Write out the data below in full, unchanged, minus the images.

**GIVEN INFORMATION**
╔══
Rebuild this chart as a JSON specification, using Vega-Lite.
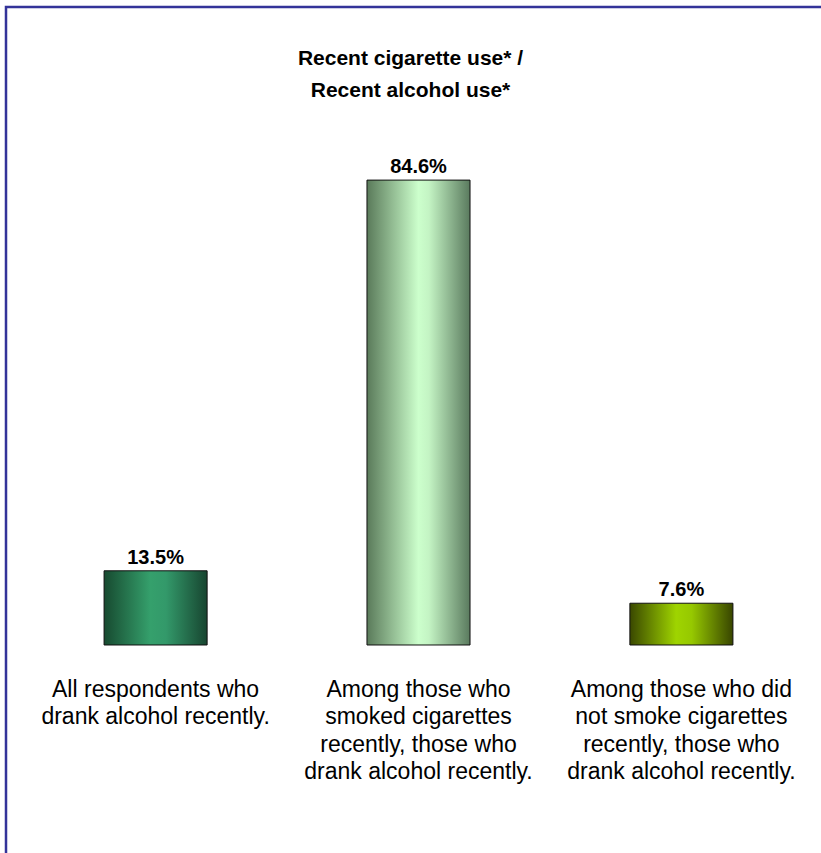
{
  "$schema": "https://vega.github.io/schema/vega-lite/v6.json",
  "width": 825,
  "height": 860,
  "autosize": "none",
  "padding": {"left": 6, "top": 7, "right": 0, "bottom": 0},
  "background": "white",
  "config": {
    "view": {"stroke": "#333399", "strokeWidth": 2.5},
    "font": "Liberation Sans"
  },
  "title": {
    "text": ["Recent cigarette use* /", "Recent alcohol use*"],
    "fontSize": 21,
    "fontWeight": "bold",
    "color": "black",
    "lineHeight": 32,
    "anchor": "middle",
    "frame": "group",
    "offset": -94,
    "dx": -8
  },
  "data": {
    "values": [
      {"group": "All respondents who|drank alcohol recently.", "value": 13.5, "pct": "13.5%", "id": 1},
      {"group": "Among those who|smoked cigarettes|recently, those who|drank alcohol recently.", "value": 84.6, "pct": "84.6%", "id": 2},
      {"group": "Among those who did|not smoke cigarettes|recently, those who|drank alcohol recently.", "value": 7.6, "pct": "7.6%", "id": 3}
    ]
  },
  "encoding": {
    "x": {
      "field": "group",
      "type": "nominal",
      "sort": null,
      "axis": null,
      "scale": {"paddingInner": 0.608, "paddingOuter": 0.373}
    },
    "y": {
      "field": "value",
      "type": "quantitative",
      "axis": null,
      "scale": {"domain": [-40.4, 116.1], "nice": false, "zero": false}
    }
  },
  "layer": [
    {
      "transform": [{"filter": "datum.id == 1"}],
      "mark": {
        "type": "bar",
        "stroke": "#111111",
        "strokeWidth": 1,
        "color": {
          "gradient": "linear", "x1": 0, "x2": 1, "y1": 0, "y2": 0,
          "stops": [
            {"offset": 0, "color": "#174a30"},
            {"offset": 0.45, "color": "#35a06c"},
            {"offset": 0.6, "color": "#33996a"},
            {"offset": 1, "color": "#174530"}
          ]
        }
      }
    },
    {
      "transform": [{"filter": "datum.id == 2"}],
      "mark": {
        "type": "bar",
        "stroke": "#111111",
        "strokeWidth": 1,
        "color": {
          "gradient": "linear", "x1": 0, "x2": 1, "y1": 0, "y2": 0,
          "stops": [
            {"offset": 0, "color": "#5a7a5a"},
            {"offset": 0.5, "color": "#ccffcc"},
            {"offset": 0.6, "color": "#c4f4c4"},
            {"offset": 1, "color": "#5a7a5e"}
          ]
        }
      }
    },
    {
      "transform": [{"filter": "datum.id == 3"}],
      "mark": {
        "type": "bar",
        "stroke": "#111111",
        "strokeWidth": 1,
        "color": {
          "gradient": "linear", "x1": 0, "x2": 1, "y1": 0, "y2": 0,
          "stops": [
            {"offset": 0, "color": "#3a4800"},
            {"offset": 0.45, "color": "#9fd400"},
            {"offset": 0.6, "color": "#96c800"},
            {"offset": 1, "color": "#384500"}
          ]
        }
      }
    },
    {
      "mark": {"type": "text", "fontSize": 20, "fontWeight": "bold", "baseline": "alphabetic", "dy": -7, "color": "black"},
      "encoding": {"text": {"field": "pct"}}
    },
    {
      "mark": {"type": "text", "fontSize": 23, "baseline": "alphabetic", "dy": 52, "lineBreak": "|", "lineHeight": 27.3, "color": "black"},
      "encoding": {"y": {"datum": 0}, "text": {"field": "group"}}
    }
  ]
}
╚══
**EXERCISE SOLUTION**
Rebuild this chart as a JSON specification, using Vega-Lite.
{
  "$schema": "https://vega.github.io/schema/vega-lite/v6.json",
  "width": 825,
  "height": 860,
  "autosize": "none",
  "padding": {"left": 6, "top": 7, "right": 0, "bottom": 0},
  "background": "white",
  "config": {
    "view": {"stroke": "#333399", "strokeWidth": 2.5},
    "font": "Liberation Sans"
  },
  "title": {
    "text": ["Recent cigarette use* /", "Recent alcohol use*"],
    "fontSize": 21,
    "fontWeight": "bold",
    "color": "black",
    "lineHeight": 32,
    "anchor": "middle",
    "frame": "group",
    "offset": -94,
    "dx": -8
  },
  "data": {
    "values": [
      {"group": "All respondents who|drank alcohol recently.", "value": 13.5, "pct": "13.5%", "id": 1},
      {"group": "Among those who|smoked cigarettes|recently, those who|drank alcohol recently.", "value": 84.6, "pct": "84.6%", "id": 2},
      {"group": "Among those who did|not smoke cigarettes|recently, those who|drank alcohol recently.", "value": 7.6, "pct": "7.6%", "id": 3}
    ]
  },
  "encoding": {
    "x": {
      "field": "group",
      "type": "nominal",
      "sort": null,
      "axis": null,
      "scale": {"paddingInner": 0.608, "paddingOuter": 0.373}
    },
    "y": {
      "field": "value",
      "type": "quantitative",
      "axis": null,
      "scale": {"domain": [-40.4, 116.1], "nice": false, "zero": false}
    }
  },
  "layer": [
    {
      "transform": [{"filter": "datum.id == 1"}],
      "mark": {
        "type": "bar",
        "stroke": "#111111",
        "strokeWidth": 1,
        "color": {
          "gradient": "linear", "x1": 0, "x2": 1, "y1": 0, "y2": 0,
          "stops": [
            {"offset": 0, "color": "#174a30"},
            {"offset": 0.45, "color": "#35a06c"},
            {"offset": 0.6, "color": "#33996a"},
            {"offset": 1, "color": "#174530"}
          ]
        }
      }
    },
    {
      "transform": [{"filter": "datum.id == 2"}],
      "mark": {
        "type": "bar",
        "stroke": "#111111",
        "strokeWidth": 1,
        "color": {
          "gradient": "linear", "x1": 0, "x2": 1, "y1": 0, "y2": 0,
          "stops": [
            {"offset": 0, "color": "#5a7a5a"},
            {"offset": 0.5, "color": "#ccffcc"},
            {"offset": 0.6, "color": "#c4f4c4"},
            {"offset": 1, "color": "#5a7a5e"}
          ]
        }
      }
    },
    {
      "transform": [{"filter": "datum.id == 3"}],
      "mark": {
        "type": "bar",
        "stroke": "#111111",
        "strokeWidth": 1,
        "color": {
          "gradient": "linear", "x1": 0, "x2": 1, "y1": 0, "y2": 0,
          "stops": [
            {"offset": 0, "color": "#3a4800"},
            {"offset": 0.45, "color": "#9fd400"},
            {"offset": 0.6, "color": "#96c800"},
            {"offset": 1, "color": "#384500"}
          ]
        }
      }
    },
    {
      "mark": {"type": "text", "fontSize": 20, "fontWeight": "bold", "baseline": "alphabetic", "dy": -7, "color": "black"},
      "encoding": {"text": {"field": "pct"}}
    },
    {
      "mark": {"type": "text", "fontSize": 23, "baseline": "alphabetic", "dy": 52, "lineBreak": "|", "lineHeight": 27.3, "color": "black"},
      "encoding": {"y": {"datum": 0}, "text": {"field": "group"}}
    }
  ]
}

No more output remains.